Part of The Relationship Literacy curriculum The Relationship Literacy Word Puzzle series is a product of 38 word puzzles teaching students in grades 4 - 6 the prevention of abuse and violence in relationships, important self-management skills, and tools and principles necessary to effect and maintain healthier relationships. The puzzles serve as classroom activities and handouts in a variety of classroom settings (character education, civics, health, etc.) underscoring fundamentals in reading, spelling, and vocabulary building.
I published The Relationship Literacy curriculum book entitled Relationships are Treasures in December 2007. It is an abuse / violence prevention - healthy relationship curriculum for middle childhood ages 8-12. The Relationships are Treasures curriculum is effective as a stand-alone curriculum in schools or as a supplement to existing prevention efforts. Here is the link to the full curriculum. www.xlibris.com/RelationshipLiteracy.html I am offering on this site The Relationship Literacy Word Puzzle booklet - a part of the curriculum.

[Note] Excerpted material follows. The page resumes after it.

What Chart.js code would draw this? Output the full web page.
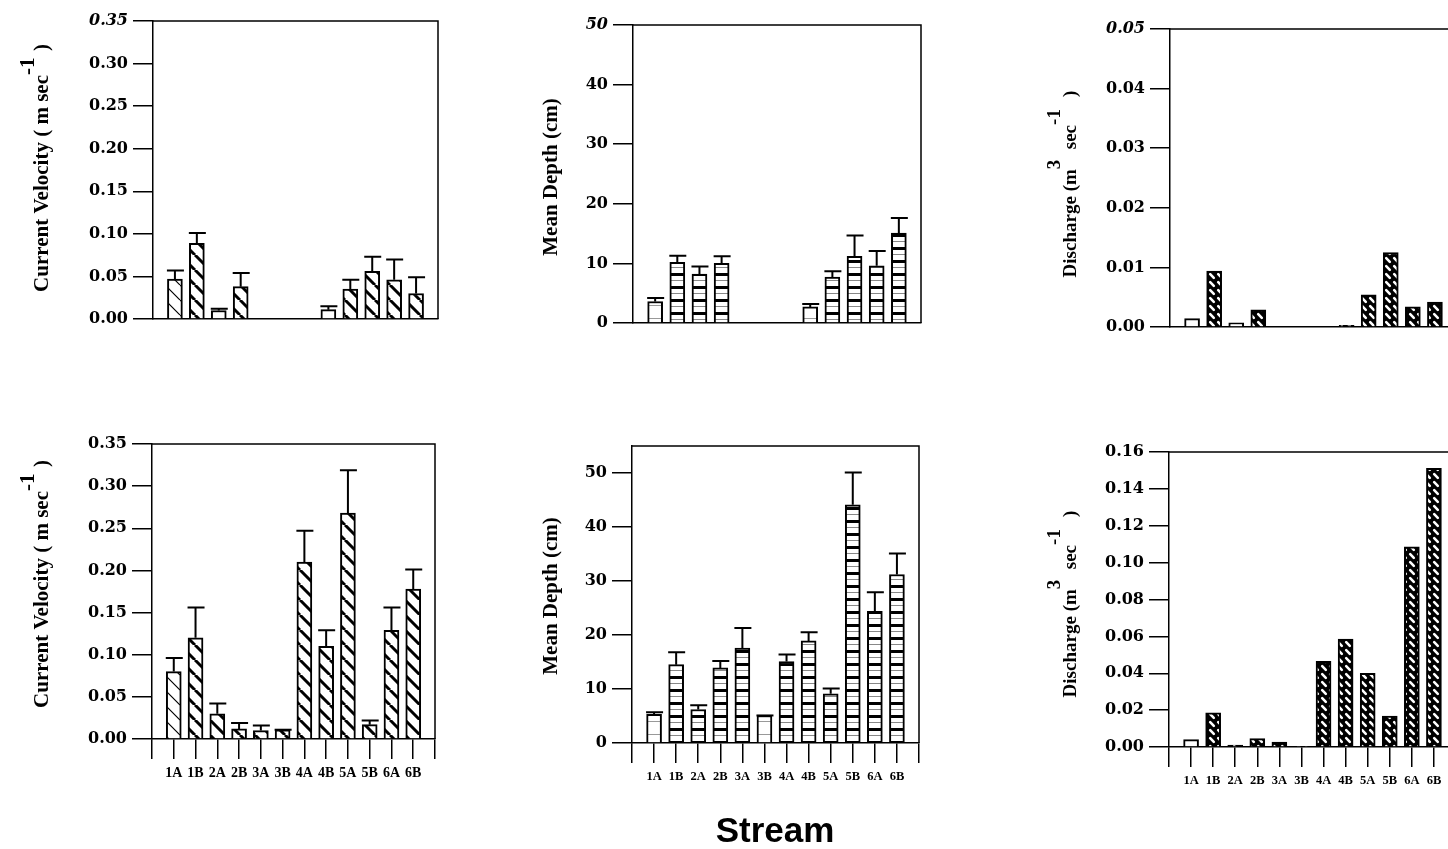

Today, because abuse and violence affect people from all cultural, socio-economic, racial, and ethnic groups, many may consider them to be normal-even inevitable--parts of daily, contemporary existence. Despite their pervasive nature and harmful impact, abuse and violence can be avoided in human relationships. Both are learned behaviors and both can be unlearned. Maintaining nonviolent, healthy relationships can be taught.

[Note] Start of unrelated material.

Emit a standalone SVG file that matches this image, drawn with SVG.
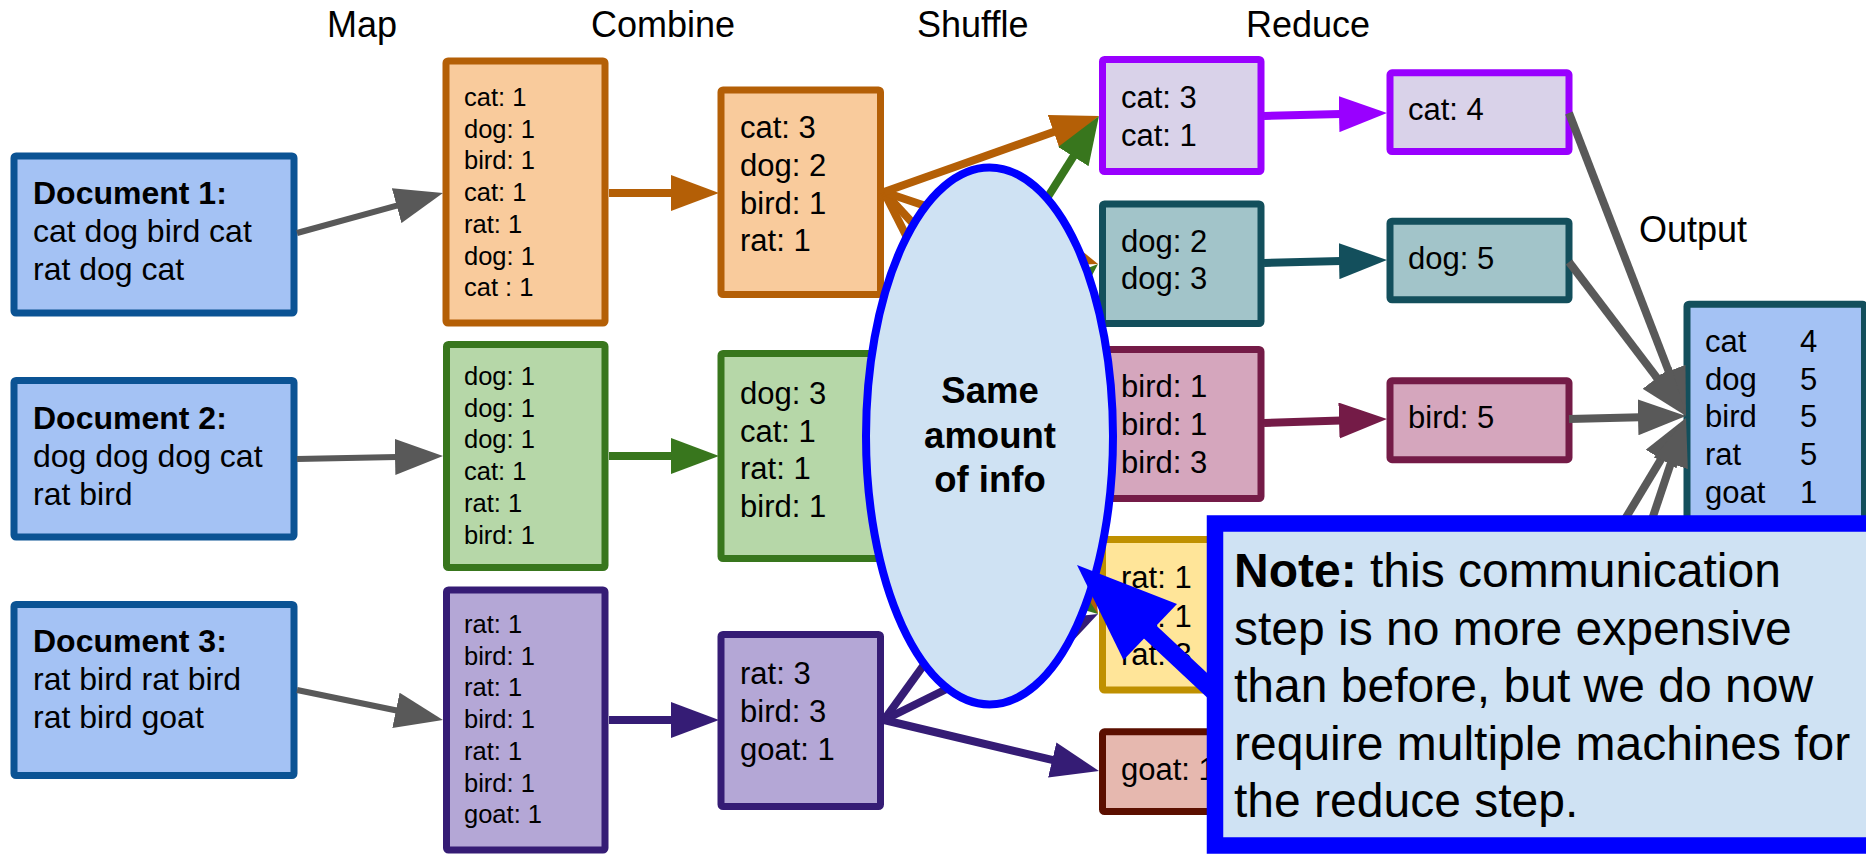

The Relationships are Treasures curriculum uses concepts familiar to both adults and youth to teach the prevention of abuse and violence in relationships, important self-management skills, and tools and principles necessary to effect and maintain healthier relationships.

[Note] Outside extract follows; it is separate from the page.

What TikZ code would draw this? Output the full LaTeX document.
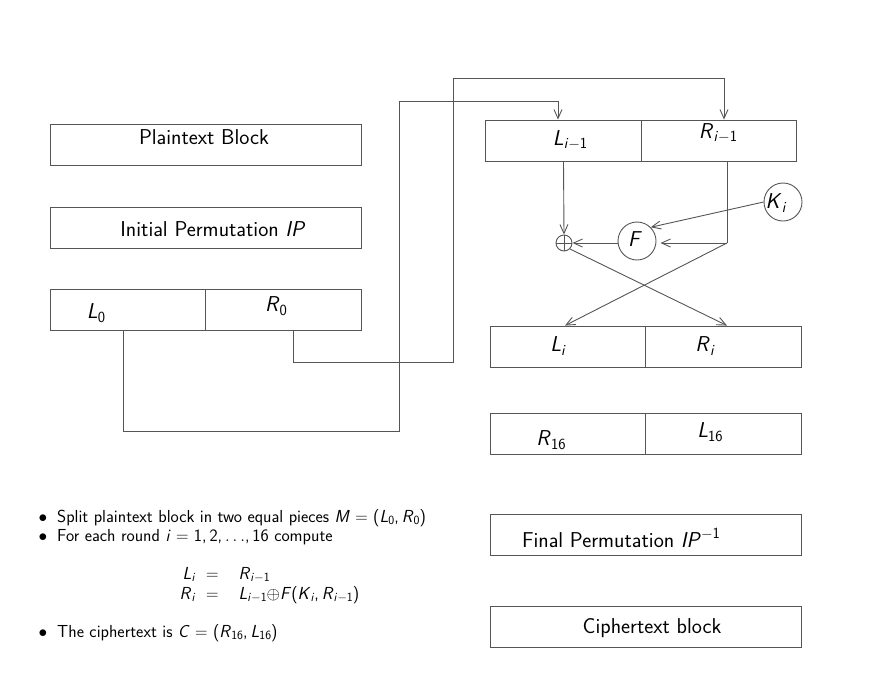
\documentclass[tikz,border=0pt]{standalone}
\usepackage{fontspec}
\usetikzlibrary{arrows.meta,calc}
\definecolor{ln}{HTML}{555555}
\newcommand\mv[1]{\textit{#1}}
\newcommand\subs[1]{\raisebox{-0.38ex}{\scalebox{0.72}{#1}}}
\newcommand\supr[1]{\raisebox{0.95ex}{\scalebox{0.72}{#1}}}
\newcommand\imo{\subs{\mv{i}$-$1}}
\tikzset{
  box/.style={draw=ln, line width=0.9pt, minimum height=41pt, inner sep=0pt},
  wbox/.style={box, minimum width=311pt},
  hbox/.style={box, minimum width=155.5pt},
  wire/.style={draw=ln, line width=0.9pt},
  arr/.style={wire, -{Straight Barb[length=9pt,width=8pt]}},
  bt/.style={font=\fontsize{21.5}{25}\selectfont\sffamily, inner sep=0pt},
  st/.style={font=\fontsize{17.4}{20}\selectfont\sffamily, inner sep=0pt, anchor=base west},
  ring/.style={draw=ln, line width=0.9pt, circle, inner sep=0pt},
}
\begin{document}
\begin{tikzpicture}[x=1pt,y=-1pt]
\useasboundingbox (0,0) rectangle (876,686);
% left column
\node[wbox] (pt) at (205.5,144.5) {};
\node[bt] at (204,137) {Plaintext Block};
\node[wbox] (ip) at (205.5,227.5) {};
\node[bt] at (213,229) {Initial Permutation \mv{IP}};
\node[hbox] (l0) at (128,309.5) {};
\node[hbox] (r0) at (283.5,309.5) {};
\node[bt] at (96,313) {\mv{L}\subs{0}};
\node[bt] at (276,306) {\mv{R}\subs{0}};
% right column
\node[hbox] (li1) at (563.5,140.5) {};
\node[hbox] (ri1) at (719,140.5) {};
\node[bt] at (570,140) {\mv{L}\imo};
\node[bt] at (718,133) {\mv{R}\imo};
\node[hbox] (li) at (568,346.5) {};
\node[hbox] (ri) at (723.5,346.5) {};
\node[bt] at (558,346) {\mv{L}\subs{\mv{i}}};
\node[bt] at (705,346) {\mv{R}\subs{\mv{i}}};
\node[hbox] (r16) at (568,433.5) {};
\node[hbox] (l16) at (723.5,433.5) {};
\node[bt] at (551,440) {\mv{R}\subs{16}};
\node[bt] at (710,432) {\mv{L}\subs{16}};
\node[wbox] (fp) at (645.5,534.5) {};
\node[bt] at (621,538) {Final Permutation \mv{IP}\supr{$-$1}};
\node[wbox] (cb) at (645.5,626.5) {};
\node[bt] at (652,628) {Ciphertext block};
% round function
\node[ring, minimum size=16pt] (xor) at (564,243) {};
\draw[wire] (xor.north) -- (xor.south) (xor.west) -- (xor.east);
\node[ring, minimum size=38pt] (F) at (637,241) {};
\node[bt] at (635,239) {\mv{F}};
\node[ring, minimum size=38pt] (K) at (783,202) {};
\node[bt] at (776,203) {\mv{K}\subs{\mv{i}}};
\coordinate (jr) at (727,243);
% connectors
\draw[arr] ([xshift=9.5]r0.south) |- (453,362) -- (453,78) -| ([xshift=5]ri1.north);
\draw[arr] ([xshift=-5]l0.south) |- (399,431) -- (399,101) -| ([xshift=-5.5]li1.north);
\draw[arr] (li1.south) -- (xor.north);
\draw[wire] ([xshift=8]ri1.south) -- (jr);
\draw[arr, shorten >=4pt] (jr) -- (F.east |- jr);
\draw[arr] (K.west) -- (F.north east);
\draw[arr] (F.west |- xor) -- (xor.east);
\draw[arr] (jr) -- ([xshift=-3]li.north);
\draw[arr] (xor.south east) -- ([xshift=3.5]ri.north);
% text
\node[st, anchor=base] (b1) at (43,522) {$\bullet$};
\node[st] at (57,522) {Split plaintext block in two equal pieces \mv{M} $=$ (\mv{L}\subs{0},\,\mv{R}\subs{0})};
\node[st, anchor=base] (b2) at (43,541) {$\bullet$};
\node[st] at (57,541) {For each round \mv{i} $=$ 1,\,2,\,$\ldots$,\,16 compute};
\node[st] (eq) at (175,579) {\begin{tabular}[t]{@{}r@{\hspace{11pt}}c@{\hspace{20pt}}l@{}}
\makebox[20pt][r]{\mv{L}\subs{\mv{i}}} & $=$ & \mv{R}\imo\\
\makebox[20pt][r]{\mv{R}\subs{\mv{i}}} & $=$ & \mv{L}\imo$\oplus$\mv{F}(\mv{K}\subs{\mv{i}},\,\mv{R}\imo)
\end{tabular}};
\node[st, anchor=base] (b3) at (43,637) {$\bullet$};
\node[st] at (57,637) {The ciphertext is \mv{C} $=$ (\mv{R}\subs{16},\,\mv{L}\subs{16})};
\end{tikzpicture}
\end{document}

The Relationship Literacy Program developed over ten years from mediating conflicts in inner-city communities and creating and facilitating anger management, violence prevention, and healthy relationship psycho-educational programs in schools, treatment facilities, and correctional institutions. In all of these different settings, participants found the Relationship Literacy Program comprehensive in scope, consistent with real life, culturally sensitive, and applicable to all types of relationships, whether family, peer, work, or some other.
The Relationship Literacy Program informs participants of diverse, often overlooked patterns of relationship abuse and violence and ways to prevent them. The program explores how to develop and sustain healthy human relationships while showing the connections between healthy relationships and personal and social development, tools to prevent abuse and violence, and ways to develop and maintain personal rights and responsibilities within relationships. The program teaches valuable self-management skills, both emotional and behavioral, and concepts, principles, and tools necessary to effect healthier relationships.
To prevent and treat interpersonal abuse and violence requires a comprehensive, socio-culturally sensitive, and developmentally appropriate approach. The Relationship Literacy Program takes such an approach to impact greater knowledge, attitude, and motivation in interpersonal relationships.